Voyages of Discovery offers a variety of vacations around the globe, though destinations change seasonally. The MV Discovery explores Antarctica, the Caribbean, South America and the Galapagos during the winter months. In summer, the ship heads for Norway, Iceland, the Mediterranean and northern Africa.

Cruises can be as short as 10 days or last more than a month. One trans-Atlantic trip, for instance, takes a leisurely 37 days as it tours the eastern coast of South America and nearly a dozen Caribbean islands before crossing the ocean.

Excursions are easily the highlight of every cruise vacation, and Voyages of Discovery has crafted a number of engaging activities for their guests. Wildlife-watching is a popular diversion, and while hikes across a craggy glacier or nature preserve offer ideal sightseeing, MV Discovery staff are known to use the onboard intercom to point out the many creatures -- including dolphins, whales and sea lions -- that may pass the ship during a relaxing day at sea.

Information: For more information on Voyages of Discovery, visit Vacations To Go, or call (800) 338-4962.

Cruise West

Founded by adventure travel pioneer Chuck West, Cruise West takes a more down-to-earth approach to expedition sailing. You won't see spas, casinos or discos on any of its 10 vessels. But you will find superbly prepared meals, libraries stocked with books about your destination, an enthusiastic crew, and fellow passengers with a keen interest in the wildlife, culture and history of each port visited.

Carrying from 78 to 138 passengers, Cruise West vessels have shallow drafts that allow them to enter remote ports and secluded inlets that larger ships can't reach. Its ships are more likely to dock next to fishing boats and small private yachts than among the megaliners. Guests often board small inflatable excursion crafts for closer exploration of tiny coves, uninhabited islands and quiet coastal communities.

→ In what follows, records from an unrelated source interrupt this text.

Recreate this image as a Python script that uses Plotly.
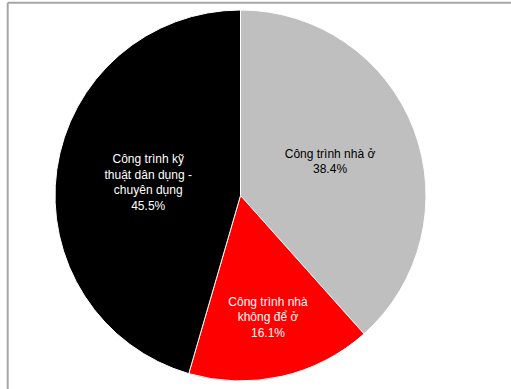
import plotly.graph_objects as go

labels = ["Công trình nhà ở", "Công trình nhà<br>không để ở", "Công trình kỹ<br>thuật dân dụng -<br>chuyên dụng"]
values = [38.4, 16.1, 45.5]
colors = ["#BFBFBF", "#FF0000", "#000000"]
text_colors = ["#000000", "#FFFFFF", "#FFFFFF"]

fig = go.Figure(go.Pie(
    labels=labels,
    values=values,
    sort=False,
    direction="clockwise",
    rotation=0,
    marker=dict(colors=colors, line=dict(color="#FFFFFF", width=1)),
    textinfo="label+percent",
    texttemplate="%{label}<br>%{percent:.1%}",
    textposition="inside",
    insidetextorientation="horizontal",
    textfont=dict(family="Liberation Sans, Arial, sans-serif", size=12, color=text_colors),
    hoverinfo="label+percent",
    showlegend=False,
))

fig.update_layout(
    width=511, height=389,
    margin=dict(l=55, r=85, t=10, b=8),
    paper_bgcolor="#FFFFFF",
    plot_bgcolor="#FFFFFF",
    shapes=[
        dict(type="line", xref="paper", yref="paper", x0=-0.1275, x1=1.3, y0=1.0195, y1=1.0195,
             line=dict(color="#A6A6A6", width=2)),
        dict(type="line", xref="paper", yref="paper", x0=-0.1275, x1=-0.1275, y0=-0.1, y1=1.0195,
             line=dict(color="#A6A6A6", width=2)),
    ],
)

fig.write_html("out.html")
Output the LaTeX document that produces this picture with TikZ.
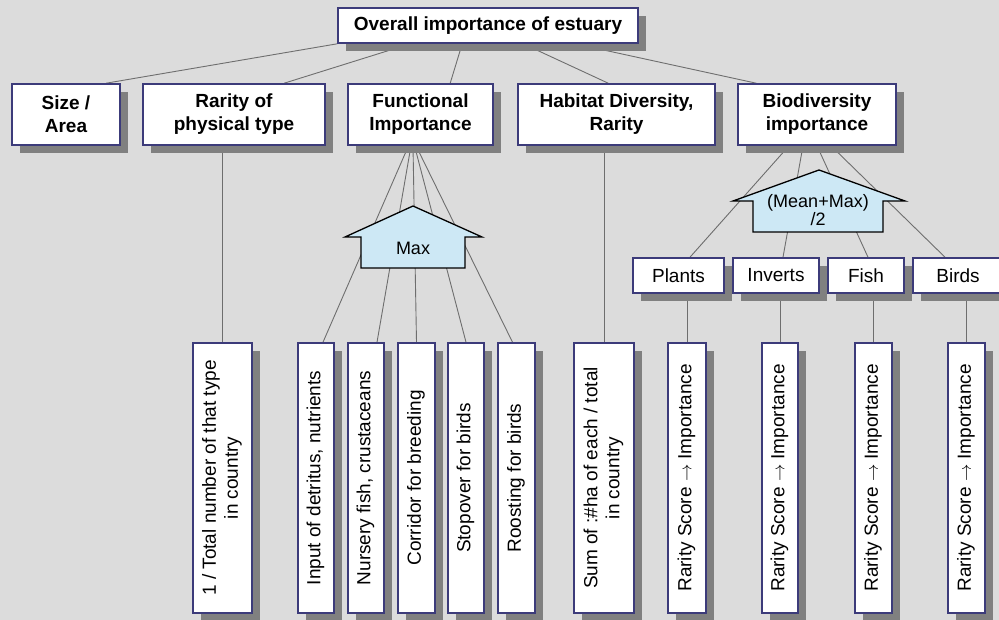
\documentclass[tikz,border=0pt]{standalone}
\usepackage{fontspec}
\setmainfont{Liberation Sans}
\usetikzlibrary{shadows,backgrounds}

\definecolor{bgcol}{HTML}{DCDCDC}
\definecolor{boxline}{HTML}{3C3B7A}
\definecolor{shadowcol}{HTML}{808080}
\definecolor{linkcol}{HTML}{6E6E6E}
\definecolor{opfill}{HTML}{CDE8F5}

\newcommand{\uptext}[1]{\rotatebox{90}{\begin{tabular}{@{}c@{}}#1\end{tabular}}}

\tikzset{
  critbox/.style={draw=boxline, line width=1.6pt, fill=white, inner sep=0pt, align=center,
    drop shadow={shadow xshift=8pt, shadow yshift=-8pt, fill=shadowcol, opacity=1}},
  headbox/.style={critbox, font=\fontsize{19}{23}\selectfont\bfseries},
  leafbox/.style={critbox, font=\fontsize{19}{22}\selectfont},
  upbox/.style={leafbox, minimum height=270pt},
  link/.style={draw=linkcol, line width=0.9pt},
  opshape/.style={draw=black, line width=1.3pt, fill=opfill, line join=miter},
  optext/.style={inner sep=0pt, align=center, font=\fontsize{18}{14}\selectfont}
}

\begin{document}
\begin{tikzpicture}[x=1pt,y=-1pt]

    \useasboundingbox (0,0) rectangle (999,620);
    \clip (0,0) rectangle (999,620);

    % overall score
    \node[headbox, minimum width=300pt, minimum height=35pt] (overall) at (488,25.5) {Overall importance of estuary};

    %%%%%%%%%%%%%%%%%%%%%%%%%%%%%%%%%%%%%%%%%%%%%%%%%%%%%%

    % criteria
    \node[headbox, minimum width=108pt, minimum height=61pt] (size) at (66,114.5) {Size /\\Area};
    \node[headbox, minimum width=182pt, minimum height=61pt] (rarity) at (234,114.5) {Rarity of\\physical type};
    \node[headbox, minimum width=145pt, minimum height=61pt] (func) at (420.5,114.5) {Functional\\Importance};
    \node[headbox, minimum width=197pt, minimum height=61pt] (habitat) at (616.5,114.5) {Habitat Diversity,\\Rarity};
    \node[headbox, minimum width=158pt, minimum height=61pt] (biodiv) at (817,114.5) {Biodiversity\\importance};

    %%%%%%%%%%%%%%%%%%%%%%%%%%%%%%%%%%%%%%%%%%%%%%%%%%%%%%

    % species groups
    \node[leafbox, minimum width=91pt, minimum height=35pt] (plants) at (678.5,275.5) {Plants};
    \node[leafbox, minimum width=86pt, minimum height=35pt] (inverts) at (776,275.5) {Inverts};
    \node[leafbox, minimum width=76pt, minimum height=35pt] (fish) at (866,275.5) {Fish};
    \node[leafbox, minimum width=90pt, minimum height=35pt] (birds) at (958,275.5) {Birds};

    %%%%%%%%%%%%%%%%%%%%%%%%%%%%%%%%%%%%%%%%%%%%%%%%%%%%%%

    % rarity of physical type
    \node[upbox, minimum width=59pt] (total) at (222.5,478) {\uptext{1 / Total number of that type\\in country}};

    % functions
    \node[upbox, minimum width=36pt] (input) at (316,478) {\uptext{Input of detritus, nutrients}};
    \node[upbox, minimum width=36pt] (nursery) at (366,478) {\uptext{Nursery fish, crustaceans}};
    \node[upbox, minimum width=37pt] (corridor) at (416.5,478) {\uptext{Corridor for breeding}};
    \node[upbox, minimum width=36pt] (stopover) at (466,478) {\uptext{Stopover for birds}};
    \node[upbox, minimum width=37pt] (roosting) at (516.5,478) {\uptext{Roosting for birds}};

    % habitat area
    \node[upbox, minimum width=60pt] (sumha) at (604,478) {\uptext{Sum of :\#ha of each / total\\in country}};

    % rarity scores
    \node[upbox, minimum width=38pt] (rare1) at (687,478) {\uptext{Rarity Score $\rightarrow$ Importance}};
    \node[upbox, minimum width=36pt] (rare2) at (780,478) {\uptext{Rarity Score $\rightarrow$ Importance}};
    \node[upbox, minimum width=37pt] (rare3) at (873.5,478) {\uptext{Rarity Score $\rightarrow$ Importance}};
    \node[upbox, minimum width=37pt] (rare4) at (966.5,478) {\uptext{Rarity Score $\rightarrow$ Importance}};

    %%%%%%%%%%%%%%%%%%%%%%%%%%%%%%%%%%%%%%%%%%%%%%%%%%%%%%

    \begin{scope}[on background layer]
    \fill[bgcol] (0,0) rectangle (999,620);

    % overall to criteria
    \draw[link] (overall.south west) -- ([xshift=95pt]size.north west);
    \draw[link] ([xshift=73pt]overall.south west) -- ([xshift=142pt]rarity.north west);
    \draw[link] ([xshift=125pt]overall.south west) -- ([xshift=103pt]func.north west);
    \draw[link] ([xshift=186pt]overall.south west) -- ([xshift=91pt]habitat.north west);
    \draw[link] ([xshift=238pt]overall.south west) -- ([xshift=19pt]biodiv.north west);

    % single indicators
    \draw[link] (rarity.south -| total.north) -- (total.north);
    \draw[link] (habitat.south -| sumha.north) -- (sumha.north);

    % functions
    \draw[link] ([xshift=-12pt]func.south) -- ([xshift=7pt]input.north);
    \draw[link] ([xshift=-9.5pt]func.south) -- ([xshift=11pt]nursery.north);
    \draw[link] ([xshift=-7.5pt]func.south) -- (corridor.north);
    \draw[link] ([xshift=-6pt]func.south) -- (stopover.north);
    \draw[link] ([xshift=-4.5pt]func.south) -- ([xshift=-4pt]roosting.north);

    % species groups
    \draw[link] ([xshift=-28pt]biodiv.south) -- ([xshift=11.5pt]plants.north);
    \draw[link] ([xshift=-14pt]biodiv.south) -- ([xshift=7pt]inverts.north);
    \draw[link] (biodiv.south) -- ([xshift=2pt]fish.north);
    \draw[link] ([xshift=14pt]biodiv.south) -- ([xshift=-13pt]birds.north);

    % rarity scores
    \draw[link] (plants.south -| rare1.north) -- (rare1.north);
    \draw[link] (inverts.south -| rare2.north) -- (rare2.north);
    \draw[link] (fish.south -| rare3.north) -- (rare3.north);
    \draw[link] (birds.south -| rare4.north) -- (rare4.north);
    \end{scope}

    %%%%%%%%%%%%%%%%%%%%%%%%%%%%%%%%%%%%%%%%%%%%%%%%%%%%%%

    % aggregation for functions
    \draw[opshape] (361,268) -- (361,237) -- (345,237) -- (413,206) -- (482,237) -- (465,237) -- (465,268) -- cycle;
    \node[optext] (maxop) at (413,248) {Max};

    % aggregation for species groups
    \draw[opshape] (753,232) -- (753,201) -- (733,201) -- (819,170) -- (905,201) -- (883,201) -- (883,232) -- cycle;
    \node[optext] (meanmax) at (818,210) {(Mean+Max)\\/2};

\end{tikzpicture}
\end{document}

Expedition guides, called exploration leaders, give daily talks and are always on the lookout for wildlife, pointing out a black bear on shore in Alaska, for example, or a spouting whale or school of dolphins off Mexico's Baja Peninsula. Each captain has the freedom to be flexible and will stop the ship and linger awhile to give passengers time to fully enjoy a wildlife sighting.

Local speakers occasionally come aboard for a day to mingle with passengers. While sailing through Alaska's Glacier Bay National Park and Preserve, for example, you might listen to a talk by a Tlingit cultural interpreter or a local park ranger. At least one shore excursion or cultural highlight is included in each port of call.

Cruise West encourages a casual, congenial onboard ambience. Feel free to wear your blue jeans to dinner every night -- jackets, ties or formal wear are never required.

Cruise West offers sailings around the world, and each itinerary features the line's signature brand of up-close, personal cruising. Explore Alaska's Inside Passage, the California wine country, and the scenic Columbia and Snake rivers in the Pacific Northwest. Visit Kuna Indian villages in Panama and rain forests in Costa Rica, or roam through the clear turquoise waters of Mexico's Sea of Cortez, home to more than 900 species of fish. Cruise West goes farther afield as well, offering itineraries in Asia and the South Pacific.